Head coach Phil Jackson was recently quoted saying: "It is amazing we won the title with the injuries Kobe had."
That's because the warrior Kobe Bryant played through his physical ailments and carried his team to a second NBA title in a row.
This game goes down as one of those “what if” ones.
Kobe blistered Dallas every which way for 62 points in only three quarters. This raised the real question:
What if he had played the fourth?
What’s also amazing about this game is Kobe went 22-of-25 from the line. Think about that: 25 foul shots in three quarters.
What if he had played the fourth and remained aggressive?
He surely would have been to the line countless times in the final quarter and had Dallas in massive foul trouble.

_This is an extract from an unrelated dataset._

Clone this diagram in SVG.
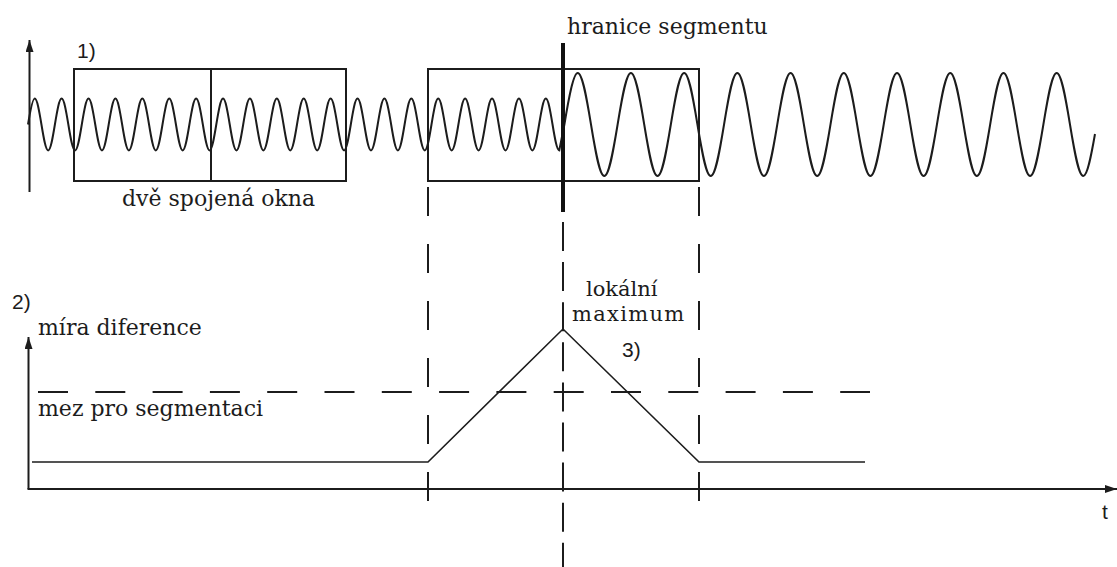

By the way, this was an LA blowout and the main reason why Kobe sat out the fourth.
The Lakers were not a great team in 2006, which makes Kobe’s performance all the more amazing in this one.
In this matchup, Kobe hit not one but two buzzer beaters to take out the favored Suns and give the Lakers a 3-1 series lead (LA would eventually fold and allow the Suns to win Game 7 unfortunately).

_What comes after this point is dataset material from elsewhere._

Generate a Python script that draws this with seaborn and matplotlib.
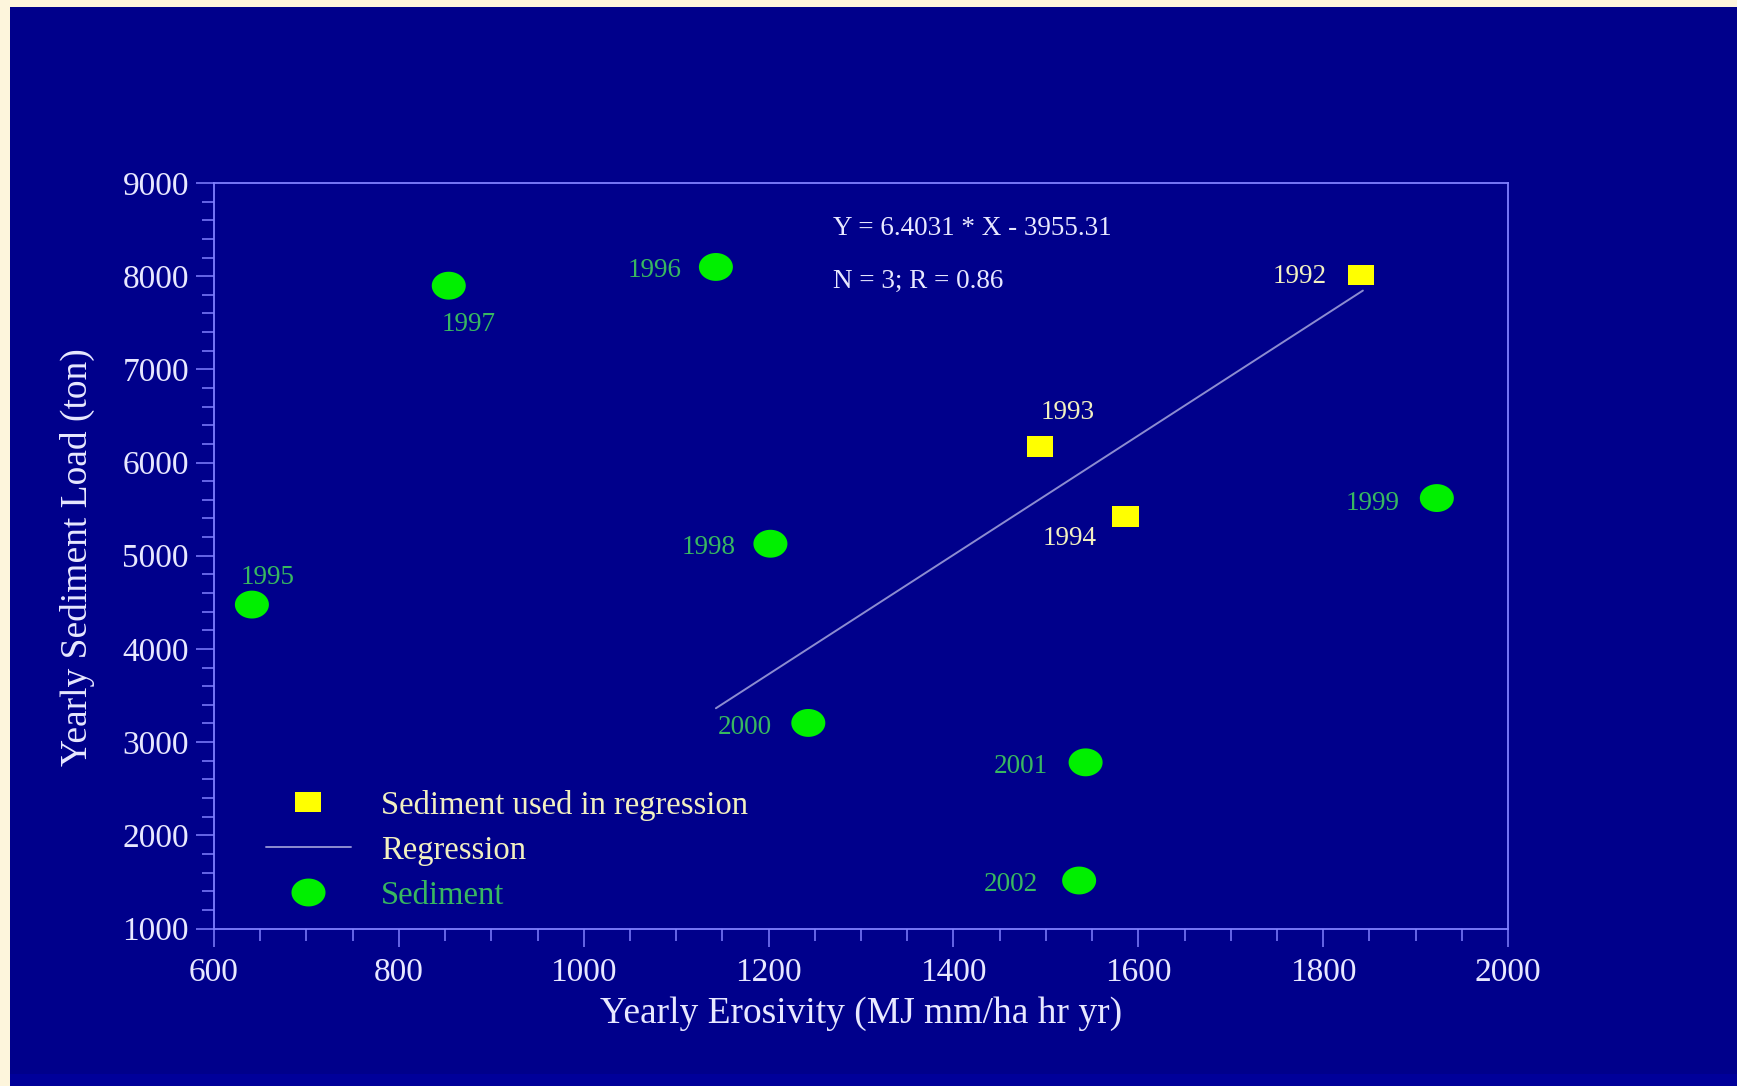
import matplotlib
matplotlib.use("Agg")
import matplotlib.pyplot as plt
import seaborn as sns
import numpy as np
import pandas as pd
from matplotlib.path import Path
from matplotlib.lines import Line2D
from matplotlib.ticker import MultipleLocator
from matplotlib.patches import Rectangle

# ---------------- data ----------------
years_reg = ["1992", "1993", "1994"]
erosivity_reg = [1841, 1494, 1586]
sediment_reg = [8013, 6172, 5422]

years_other = ["1995", "1996", "1997", "1998", "1999", "2000", "2001", "2002"]
erosivity_other = [641, 1143, 854, 1202, 1923, 1243, 1543, 1536]
sediment_other = [4476, 8099, 7898, 5129, 5619, 3206, 2783, 1515]

slope = 6.4031
intercept = -3955.31
reg_x = [1143, 1843]

x_ticks = [600, 800, 1000, 1200, 1400, 1600, 1800, 2000]
y_ticks = [1000, 2000, 3000, 4000, 5000, 6000, 7000, 8000, 9000]

eq_text = "Y = 6.4031 * X - 3955.31"
stat_text = "N = 3; R = 0.86"
legend_labels = ["Sediment used in regression", "Regression", "Sediment"]

# ---------------- style ----------------
sns.set_style("dark")
plt.rcParams["font.family"] = ["Liberation Serif", "DejaVu Serif"]

NAVY = "#00008b"
CREAM = "#fdf5dc"
SPINE = "#8080ff"
WHITE = "#e8e8ff"
GREEN = "#00f000"
YELLOW = "#ffff00"
GREEN_TXT = "#38b860"
YELLOW_TXT = "#f2f0c0"
REG_LINE = "#8c8cd0"

# label offsets (pixels) and alignment per year
label_style = {
    "1992": (-34, -2, "right"),
    "1993": (27, 34, "center"),
    "1994": (-56, -22, "center"),
    "1995": (16, 27, "center"),
    "1996": (-34, -4, "right"),
    "1997": (20, -39, "center"),
    "1998": (-35, -4, "right"),
    "1999": (-37, -5, "right"),
    "2000": (-36, -5, "right"),
    "2001": (-38, -4, "right"),
    "2002": (-41, -4, "right"),
}

# custom marker shapes
t = np.linspace(0, 2 * np.pi, 72)
ellipse = Path(np.column_stack([np.cos(t), 0.82 * np.sin(t)]), closed=True)
rect = Path([(-1, -0.77), (1, -0.77), (1, 0.77), (-1, 0.77), (-1, -0.77)], closed=True)

fig = plt.figure(figsize=(17.37, 10.86), dpi=100, facecolor=CREAM)
W, H = 1737, 1086
fig.patches.append(Rectangle((10 / W, 0), 1 - 10 / W, 1 - 7 / H, transform=fig.transFigure,
                             facecolor=NAVY, edgecolor="none", zorder=-5))
fig.patches.append(Rectangle((10 / W, 0), 1 - 10 / W, 12 / H, transform=fig.transFigure,
                             facecolor="#00009a", edgecolor="none", zorder=-4))

ax = fig.add_axes([214 / W, 1 - 928.5 / H, (1508 - 214) / W, (928.5 - 183) / H])
ax.set_zorder(5)
ax.set_facecolor(NAVY)

df_reg = pd.DataFrame({"erosivity": erosivity_reg, "sediment": sediment_reg, "year": years_reg})
df_other = pd.DataFrame({"erosivity": erosivity_other, "sediment": sediment_other, "year": years_other})
df_line = pd.DataFrame({"x": reg_x, "y": [slope * v + intercept for v in reg_x]})

sns.lineplot(data=df_line, x="x", y="y", color=REG_LINE, linewidth=1.4, ax=ax, legend=False, zorder=2)
sns.scatterplot(data=df_other, x="erosivity", y="sediment", marker=ellipse, s=600,
                color=GREEN, edgecolor="none", linewidth=0, ax=ax, legend=False, zorder=3)
sns.scatterplot(data=df_reg, x="erosivity", y="sediment", marker=rect, s=360,
                color=YELLOW, edgecolor="none", linewidth=0, ax=ax, legend=False, zorder=3)

for df, col in ((df_reg, YELLOW_TXT), (df_other, GREEN_TXT)):
    for _, r in df.iterrows():
        dx, dy, ha = label_style[r["year"]]
        ax.annotate(r["year"], (r["erosivity"], r["sediment"]), xytext=(dx, dy),
                    textcoords="offset pixels", ha=ha, va="center", color=col, fontsize=19.5)

ax.text(0.4784, 0.939, eq_text, transform=ax.transAxes, ha="left", va="center",
        color=WHITE, fontsize=19.5)
ax.text(0.4784, 0.868, stat_text, transform=ax.transAxes, ha="left", va="center",
        color=WHITE, fontsize=19.5)

ax.set_xlim(600, 2000)
ax.set_ylim(1000, 9000)
ax.set_xticks(x_ticks)
ax.set_yticks(y_ticks)
ax.xaxis.set_minor_locator(MultipleLocator(50))
ax.yaxis.set_minor_locator(MultipleLocator(200))
ax.grid(False)

for s in ax.spines.values():
    s.set_visible(True)
    s.set_color(SPINE)
    s.set_linewidth(1.3)

ax.tick_params(axis="both", which="major", direction="out", length=13, width=1.1,
               color=SPINE, labelcolor=WHITE, labelsize=24, pad=5,
               bottom=True, left=True, top=False, right=False)
ax.tick_params(axis="x", which="major", pad=8)
ax.tick_params(axis="both", which="minor", direction="out", length=8.5, width=1.1,
               color=SPINE, bottom=True, left=True, top=False, right=False)

ax.set_xlabel("Yearly Erosivity (MJ mm/ha hr yr)", color=WHITE, fontsize=27)
ax.set_ylabel("Yearly Sediment Load (ton)", color=WHITE, fontsize=27)
ax.xaxis.set_label_coords(0.5, -0.114)
ax.xaxis.label.set_va("center")
ax.yaxis.set_label_coords(-0.1057, 0.498)
ax.yaxis.label.set_va("center")

handles = [
    Line2D([], [], marker=rect, markersize=19, color=YELLOW, linestyle="none", markeredgewidth=0),
    Line2D([], [], color=REG_LINE, linewidth=1.4),
    Line2D([], [], marker=ellipse, markersize=24.5, color=GREEN, linestyle="none", markeredgewidth=0),
]
leg = ax.legend(handles, legend_labels, loc="center left", bbox_to_anchor=(0.0402, 0.105),
                frameon=False, fontsize=23.5, borderpad=0, borderaxespad=0,
                handlelength=2.6, handletextpad=0.92, labelspacing=0.45,
                labelcolor=[YELLOW_TXT, YELLOW_TXT, GREEN_TXT])

fig.savefig("out.png", dpi=100, facecolor=fig.get_facecolor())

But in Game 4, the Lakers were down by two with eight seconds remaining and the Suns had the ball. However, Smush Parker deflected the inbound pass, the Lakers got the ball to Kobe and he made a layup to force OT.
In the extra period, Kobe snatched the ball off of a tip-off with six seconds remaining. He drove down the court and pulled up from the right side near the elbow and swished the shot to take the victory in OT.

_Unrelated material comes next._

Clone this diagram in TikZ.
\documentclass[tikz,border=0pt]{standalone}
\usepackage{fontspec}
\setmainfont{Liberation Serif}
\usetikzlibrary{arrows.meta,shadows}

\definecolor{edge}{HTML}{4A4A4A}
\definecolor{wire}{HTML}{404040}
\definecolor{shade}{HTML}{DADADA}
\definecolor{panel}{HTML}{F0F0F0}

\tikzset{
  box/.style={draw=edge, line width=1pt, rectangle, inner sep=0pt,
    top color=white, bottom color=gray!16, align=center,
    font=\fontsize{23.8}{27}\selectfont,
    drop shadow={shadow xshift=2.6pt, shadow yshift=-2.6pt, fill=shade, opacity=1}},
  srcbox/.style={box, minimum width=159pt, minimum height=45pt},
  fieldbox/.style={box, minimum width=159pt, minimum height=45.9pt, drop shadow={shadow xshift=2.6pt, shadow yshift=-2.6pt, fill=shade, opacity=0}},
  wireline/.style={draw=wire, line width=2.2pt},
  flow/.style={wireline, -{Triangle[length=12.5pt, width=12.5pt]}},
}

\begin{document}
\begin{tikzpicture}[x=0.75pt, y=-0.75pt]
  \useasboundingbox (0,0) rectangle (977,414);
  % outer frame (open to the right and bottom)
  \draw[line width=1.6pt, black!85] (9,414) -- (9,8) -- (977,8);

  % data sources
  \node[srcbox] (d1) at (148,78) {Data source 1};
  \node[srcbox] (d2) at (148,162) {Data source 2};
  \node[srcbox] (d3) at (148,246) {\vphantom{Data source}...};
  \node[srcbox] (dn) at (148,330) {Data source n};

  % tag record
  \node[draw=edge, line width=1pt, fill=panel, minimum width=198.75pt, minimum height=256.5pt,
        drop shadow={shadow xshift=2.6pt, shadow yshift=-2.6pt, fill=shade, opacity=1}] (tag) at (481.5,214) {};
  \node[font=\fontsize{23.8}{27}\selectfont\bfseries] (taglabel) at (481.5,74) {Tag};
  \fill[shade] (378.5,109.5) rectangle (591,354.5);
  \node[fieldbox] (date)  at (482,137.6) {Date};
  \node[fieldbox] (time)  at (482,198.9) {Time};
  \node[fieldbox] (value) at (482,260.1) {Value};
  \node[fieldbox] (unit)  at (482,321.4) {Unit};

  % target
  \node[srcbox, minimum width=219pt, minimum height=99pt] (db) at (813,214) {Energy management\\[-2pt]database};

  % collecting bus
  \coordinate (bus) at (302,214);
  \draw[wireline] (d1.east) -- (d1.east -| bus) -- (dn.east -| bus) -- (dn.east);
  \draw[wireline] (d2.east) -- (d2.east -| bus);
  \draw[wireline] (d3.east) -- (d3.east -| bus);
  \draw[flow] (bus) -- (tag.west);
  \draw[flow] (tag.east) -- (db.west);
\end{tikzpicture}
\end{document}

Every Lakers fan remembers how thrilling this ending was. Do you?
In New York City, at the most famous arena in all of basketball, Kobe went off for 61, breaking the scoring record at MSG and also surpassing MJ’s 55.
This was a blowout and a beat down versus a New York Knicks team that played defense like a bullfighter.
And, as a side note, detractors still say Kobe lost it. But this was 2010. Doesn't look like it to me.
I watched this game live in 2006 and while Kobe was going off, scoring countless ways, it really didn’t hit home that he was heading into rarefied air until the start of the fourth quarter.
That was when I realized that this was going to be what could have happened if he had played the fourth quarter in the Dallas game when he had 62 points in three quarters.
In this game against a weak Toronto defense, what people really forget is that Kobe’s scoring spree really came from his deep, I mean deep, desire to win this game. The Lakers began the game poorly and were down big. Kobe’s relentless drive fueled both his scoring output and the Lakers victory.
This one not only ranks as Kobe’s greatest performance, but I feel it is the greatest scoring performance in all of NBA history.
Kobe scored 81 points as a perimeter player, not a big down low as Wilt Chamberlain had done when he went for 100 points. And Kobe scored 81 in the modern era in which the skill level of even the worst NBA bench player far exceeded Wilt’s time.
This game was amazing when it happened and I recently watched the five-year anniversary a few weeks ago, and the game and Kobe’s performance was just as good.
Like a fine wine, the 81-point game only gets better with age.